The IRS has faced allegations of politically weaponized, with claims that it made a “deliberate attempt to punish and suppress” a conservative watchdog group whose actions resulted in several of President Joe Biden’s senior administrative nominees withdrawing from candidacies.
The American Accountability Foundation (AAF), a nonprofit committed to investigating public figures and organizations, is now in the spotlight as the IRS reviews its tax-exempt 501(c)(3) status. This information comes from a letter sent by the IRS to AAF, which was obtained by The Epoch Times.
The IRS has asked AAF for a comprehensive set of documents, which includes all external communications related to its activities.
AAF President Tom Jones perceives the IRS’s actions as a purposeful, politically driven crackdown on the organization. This is partially in response to the watchdog’s efforts to highlight certain nominees’ radical tendencies, resulting in their unsuccessful nominations.
“This sudden request by the IRS is not random,” Mr. Jones said in a statement.
“The fact that the IRS is demanding records from the group that relate to current public elected officials is ‘clearly a sign that they are targeting our research and education activities,’” he added.
“It’s a deliberate attempt to punish and suppress AAF’s activities. It is surely no coincidence that AAF—the very organization that exposed the weaponization of the IRS—is now the target of it,” Mr. Jones added.
The watchdog has a track record of closely examining President Biden’s various nominees, shedding light on certain statements and situations that the group deemed questionable, and claiming some credit for the subsequent decisions by these individuals to withdraw their nominations.

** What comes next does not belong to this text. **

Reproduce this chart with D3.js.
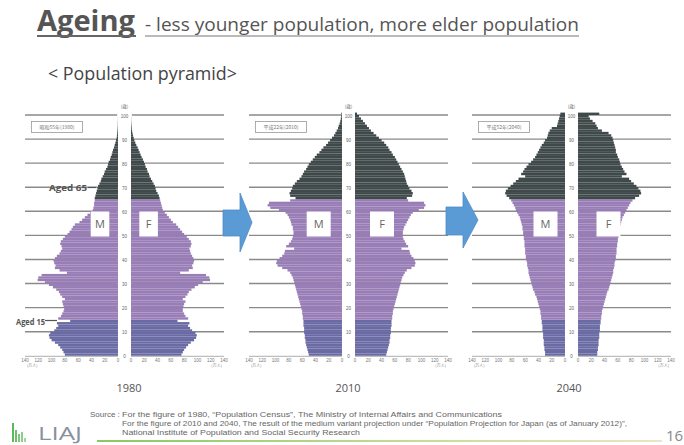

For example, the watchdog utilized billboards, newspaper advertisements, and digital ads to inform the American public about President Biden’s FCC chair nominee, Gigi Sohn, who ultimately withdrew her nomination.
Mr. Jones said in an earlier statement that AAF had spent about a year and a half exposing Ms. Sohn to be “radical, extremist, hyper-partisan, with serious questions looming over her nomination,” in part due to what he described as her anti-police rhetoric.
Attorney Cleta Mitchell compared the IRS audit of AAF and the agency’s unfair targeting of conservative groups during the Obama presidency.
“As the attorney for many conservative, tea party groups targeted and harassed by the Obama IRS a decade ago, this certainly smacks of the exact same tactics used by the IRS then … and apparently being used again now against AAF,” Ms. Mitchell said in a statement.
“Before the IRS starts down this road again, it would be worth remembering the scorn heaped upon it the last time it allowed itself to be used as a pawn by a liberal in the White House,” she added.
In 2017, the IRS admitted its error in using names such as “Tea Party” or “Patriots” on application forms as the basis for screening groups’ requests for tax-exempt status.
The IRS also acknowledged that it had acted inappropriately when it subjected the groups to increased scrutiny and delays while demanding unnecessary information from them.